OBJECTIVE → Leave out the pictures and print only the lines from the one with "Recreate this image" through the one with "zw500d2_20 = [50, 46, 42, 38, 29, 20]", exactly as they are.
BEGIN EXERCISE INPUTS
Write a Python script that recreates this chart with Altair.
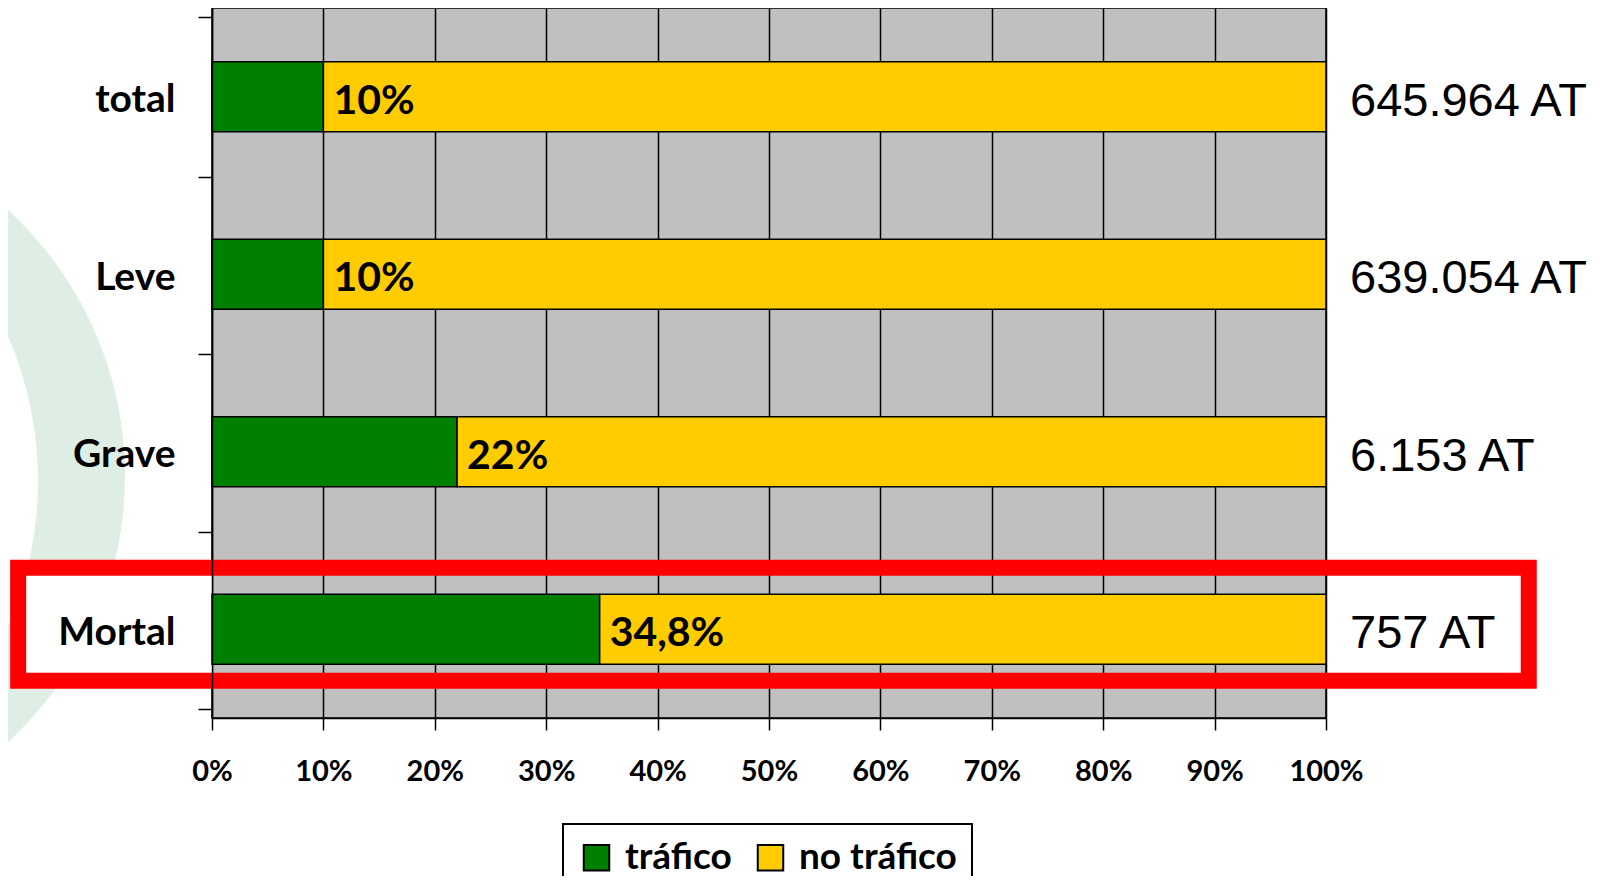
import altair as alt
import pandas as pd

categorias = ["total", "Leve", "Grave", "Mortal"]
trafico = [0.10, 0.10, 0.22, 0.348]
no_trafico = [0.90, 0.90, 0.78, 0.652]
etiquetas_barra = ["10%", "10%", "22%", "34,8%"]
totales = ["645.964 AT", "639.054 AT", "6.153 AT", "757 AT"]
series = ["tráfico", "no tráfico"]
colores = ["#008000", "#FFCC00"]
ticks_x = [0, 0.1, 0.2, 0.3, 0.4, 0.5, 0.6, 0.7, 0.8, 0.9, 1.0]

rows = []
for c, t, n in zip(categorias, trafico, no_trafico):
    rows.append({"cat": c, "tipo": series[0], "valor": t, "orden": 0})
    rows.append({"cat": c, "tipo": series[1], "valor": n, "orden": 1})
df = pd.DataFrame(rows)
lab = pd.DataFrame({"cat": categorias, "trafico": trafico,
                    "etiqueta": etiquetas_barra, "total": totales})

xscale = alt.Scale(domain=[0, 1], nice=False, zero=True)
yscale = alt.Scale(domain=categorias)

y_axis = alt.Axis(title=None, tickBand="extent", ticks=True, tickSize=14,
                  tickColor="black", tickWidth=1.5, domain=True,
                  domainColor="black", domainWidth=1.5, grid=False,
                  labelFont="Lato", labelFontWeight="bold", labelFontSize=39,
                  labelColor="black", labelPadding=23, labelOffset=3, zindex=1)
x_axis = alt.Axis(title=None, values=ticks_x, format=".0%", grid=True,
                  gridColor="black", gridWidth=1.5, gridOpacity=1,
                  ticks=True, tickSize=12, tickColor="black", tickWidth=1.5,
                  domainColor="black", domainWidth=1.5,
                  labelFont="Lato", labelFontWeight="bold", labelFontSize=29,
                  labelColor="black", labelPadding=27, labelFlush=False,
                  labelOverlap=False)

one = alt.Data(values=[{"k": 1}])

# decorative light-green ring behind the labels
ring_outer = alt.Chart(one).mark_arc(
    color="#dfeee4", theta=0, theta2=6.2832, radius=361
).encode(x=alt.value(-448), y=alt.value(468))
ring_inner = alt.Chart(one).mark_arc(
    color="white", theta=0, theta2=6.2832, radius=364
).encode(x=alt.value(-538), y=alt.value(473))

mortal = alt.Chart(lab).transform_filter(alt.datum.cat == "Mortal")

white_box = mortal.mark_bar(color="white", size=113, yOffset=-5).encode(
    x=alt.datum(-0.174, scale=xscale),
    x2=alt.datum(0),
    y=alt.Y("cat:N", scale=yscale, title=None),
)

bars = alt.Chart(df).mark_bar(stroke="black", strokeWidth=1.5, size=70).encode(
    x=alt.X("valor:Q", stack="zero", scale=xscale, axis=x_axis, title=None),
    y=alt.Y("cat:N", scale=yscale, axis=y_axis, title=None),
    color=alt.Color(
        "tipo:N",
        scale=alt.Scale(domain=series, range=colores),
        legend=alt.Legend(
            title=None, orient="none", legendX=351, legendY=816,
            direction="horizontal", symbolType="square", symbolSize=650,
            symbolStrokeColor="black", symbolStrokeWidth=2, symbolOpacity=1,
            labelFont="Lato", labelFontWeight="bold", labelFontSize=37,
            labelColor="black", strokeColor="black", padding=15,
            fillColor="white", columnPadding=20, labelOffset=10,
        ),
    ),
    order=alt.Order("orden:Q"),
)

bar_text = alt.Chart(lab).mark_text(
    align="left", baseline="middle", dx=10, dy=5, font="Lato",
    fontWeight="bold", fontSize=41, color="black"
).encode(
    x=alt.X("trafico:Q", scale=xscale, title=None),
    y=alt.Y("cat:N", scale=yscale, title=None),
    text="etiqueta:N",
)

right_text = alt.Chart(lab).mark_text(
    align="left", baseline="middle", dx=24, dy=5, font="Liberation Sans",
    fontSize=47, color="black"
).encode(
    x=alt.datum(1),
    y=alt.Y("cat:N", scale=yscale, title=None),
    text="total:N",
)

red_frame = mortal.mark_bar(
    filled=False, stroke="#FF0000", strokeWidth=16, size=113, yOffset=-5
).encode(
    x=alt.datum(-0.174),
    x2=alt.datum(1.182),
    y=alt.Y("cat:N", scale=yscale, title=None),
)

chart = alt.layer(
    ring_outer, ring_inner, white_box, bars, bar_text, right_text, red_frame
).properties(
    width=1114, height=710,
    autosize=alt.AutoSizeParams(type="none"),
    padding={"left": 204, "top": 0, "right": 280, "bottom": 158},
).configure_view(
    fill="#C0C0C0", stroke="black", strokeWidth=1.5
).configure_legend(strokeWidth=2)

chart.save("out.html", embed_options={"renderer": "svg", "actions": False})
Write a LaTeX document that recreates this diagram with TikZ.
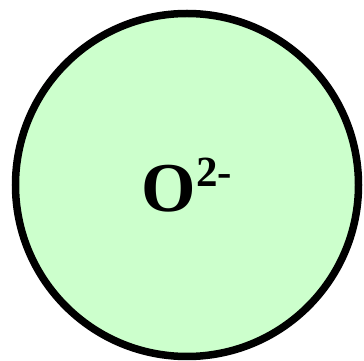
\documentclass[tikz,border=0pt]{standalone}
\usepackage{fontspec}
\setmainfont{Liberation Serif}
\usetikzlibrary{positioning}
\definecolor{IonGreen}{HTML}{CCFFCC}
\tikzset{
  ion/.style={circle, draw=black, line width=7.5pt, fill=IonGreen, minimum size=343pt, inner sep=0pt, align=center, font=\fontsize{70}{70}\selectfont\bfseries}
}
\begin{document}
\begin{tikzpicture}[x=1pt, y=1pt]
\useasboundingbox (0,0) rectangle (364,361);
\node[ion] (oxide) at (187,176) {O\raisebox{25pt}{\fontsize{43}{43}\selectfont 2-}};
\end{tikzpicture}
\end{document}
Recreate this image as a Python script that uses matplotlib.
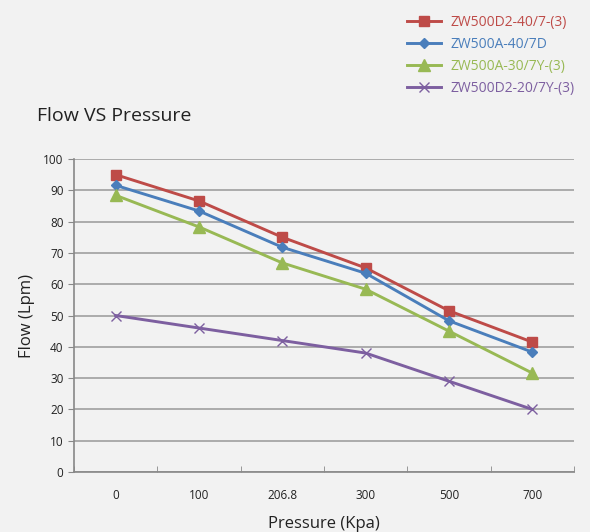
import numpy as np
import matplotlib.pyplot as plt

# data
pressure = ['0', '100', '206.8', '300', '500', '700']
zw500d2_40 = [95, 86.6, 75, 65.2, 51.5, 41.5]
zw500a_40 = [91.6, 83.4, 71.8, 63.5, 48.3, 38.3]
zw500a_30 = [88.4, 78.3, 66.8, 58.4, 45, 31.6]
zw500d2_20 = [50, 46, 42, 38, 29, 20]

names = ['ZW500D2-40/7-(3)', 'ZW500A-40/7D', 'ZW500A-30/7Y-(3)', 'ZW500D2-20/7Y-(3)']
colors = ['#be4b48', '#4a7ebb', '#98b954', '#7d5fa0']
markers = ['s', 'D', '^', 'x']
msizes = [7.5, 5.5, 8, 7]

plt.rcParams['font.family'] = ['Open Sans', 'DejaVu Sans']

fig = plt.figure(figsize=(5.9, 5.32), dpi=100)
fig.patch.set_facecolor('#f2f2f2')
ax = fig.add_axes([0.1254, 0.1128, 0.8475, 0.5883])
ax.set_facecolor('#f2f2f2')

x = np.arange(len(pressure))
series = [zw500d2_40, zw500a_40, zw500a_30, zw500d2_20]
handles = []
for s, n, c, m, ms in zip(series, names, colors, markers, msizes):
    h, = ax.plot(x, s, color=c, lw=2.1, marker=m, markersize=ms,
                 markeredgewidth=1, label=n, zorder=3)
    handles.append(h)

ax.set_ylim(0, 100)
ax.set_yticks(range(0, 101, 10))
ax.set_xlim(-0.5, 5.5)
ax.set_xticks(x)
ax.set_xticklabels(pressure)
ax.set_xticks(np.arange(-0.5, 5.6, 1), minor=True)
ax.tick_params(axis='x', which='major', length=0, pad=12, labelsize=8.5, colors='#222222')
ax.tick_params(axis='x', which='minor', direction='in', length=4, color='#888888')
ax.tick_params(axis='y', length=4, color='#888888', labelsize=8.5, colors='#222222')
ax.grid(axis='y', color='#a0a0a0', lw=1.2)
ax.set_axisbelow(True)
for sp in ['top', 'right']:
    ax.spines[sp].set_visible(False)
for sp in ['left', 'bottom']:
    ax.spines[sp].set_color('#888888')
    ax.spines[sp].set_linewidth(1.2)

ax.set_xlabel('Pressure (Kpa)', fontsize=12, labelpad=10, color='#222222')
ax.set_ylabel('Flow (Lpm)', fontsize=12, labelpad=6, color='#222222')
fig.text(0.063, 0.772, 'Flow VS Pressure', fontsize=14, color='#222222')

leg = fig.legend(handles=handles, loc='upper right', bbox_to_anchor=(0.995, 0.995),
                 frameon=False, fontsize=10, handlelength=2.4, labelspacing=0.5,
                 handletextpad=0.7)
for t, c in zip(leg.get_texts(), colors):
    t.set_color(c)

fig.savefig('out.png', dpi=100, facecolor=fig.get_facecolor())
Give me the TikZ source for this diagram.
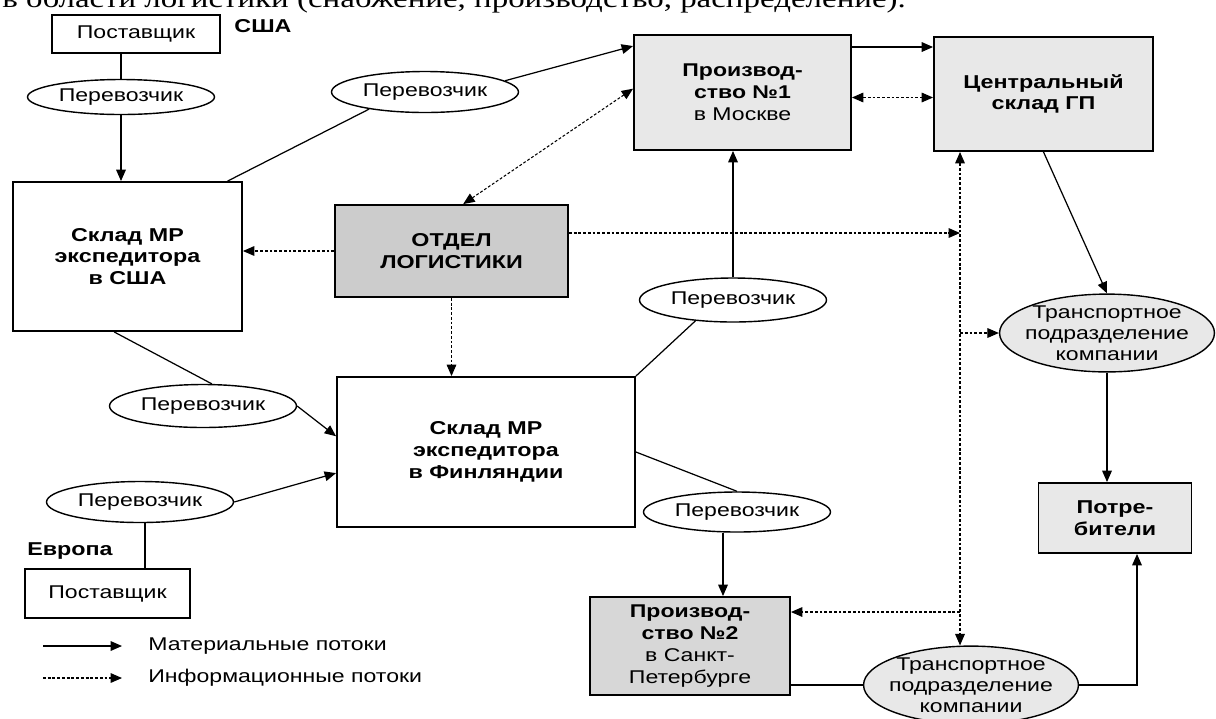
END EXERCISE INPUTS
SOLUTION TO THE PROBLEM →
Recreate this image as a Python script that uses matplotlib.
import numpy as np
import matplotlib.pyplot as plt

# data
pressure = ['0', '100', '206.8', '300', '500', '700']
zw500d2_40 = [95, 86.6, 75, 65.2, 51.5, 41.5]
zw500a_40 = [91.6, 83.4, 71.8, 63.5, 48.3, 38.3]
zw500a_30 = [88.4, 78.3, 66.8, 58.4, 45, 31.6]
zw500d2_20 = [50, 46, 42, 38, 29, 20]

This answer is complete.